A Resource Book on Sounding Out Words Based on the Experience of Community Literacy Programs In and Around Metro Toronto (excerpt) Reading 13

by Guy Ewing

The following chapters are excerpted from Don’t Talk to Me About Vowels, published by Metro Toronto Movement for Literacy in 1994, as part of the Sounding Out Words Project. This book examines how phonics work is done in community-based literacy programs.

The running text provides background information for tutors and facilitators. Along with this text are Case Studies, which can be read in conjunction with the text or by themselves. For students and their tutors/facilitators, there are Working Ideas Boxe, which present specific ideas for ways of working with phonics information, raise questions, and provide the basis for negotiation between students and tutors/facilitators about ways of working

Chapter 3: Phonics for Adult Beginning Readers

In this chapter, I describe specific techniques for presenting phonics information to adult beginning readers that are used in community literacy programs. The techniques provide ideas about that tutors, facilitators, and learners can do in working with phonics guidelines.

People in the community programs that I talked with during this project warned me not to create a resource which simply presents innumerable techniques for phonics work.

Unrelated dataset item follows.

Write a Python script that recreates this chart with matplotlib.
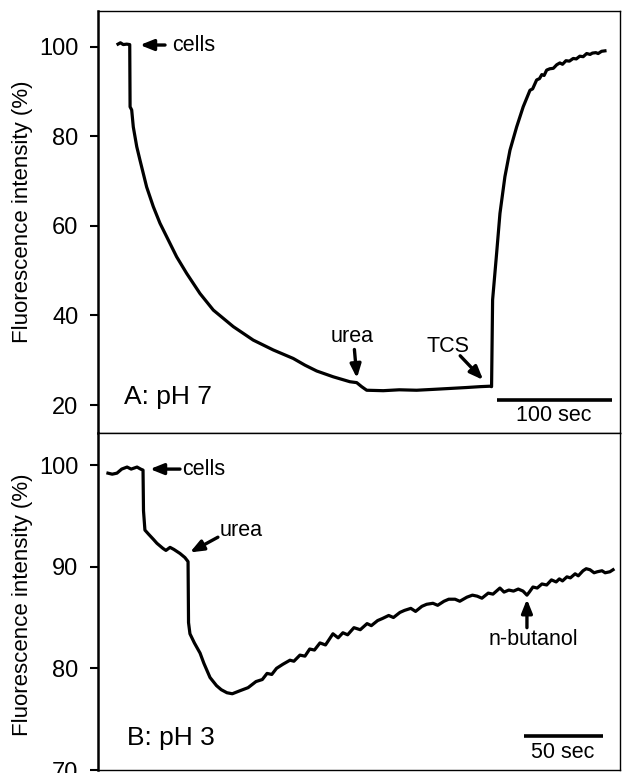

During the Sounding Out Words Project, I encountered ways of working with phonics that, if not innumerable, were at least many and various. It would not be useful for me to present all of this information. But the many techniques that I observed and discussed were actually variations on three basic techniques:

  1. Working with word families.
  2. Working with contrastive pairs of words.
  3. Working with key words.

In this chapter, I concentrate on techniques for phonics work with adult beginning readers. In the next chapter, I show how this beginning phonics work can lead to more independence in reading.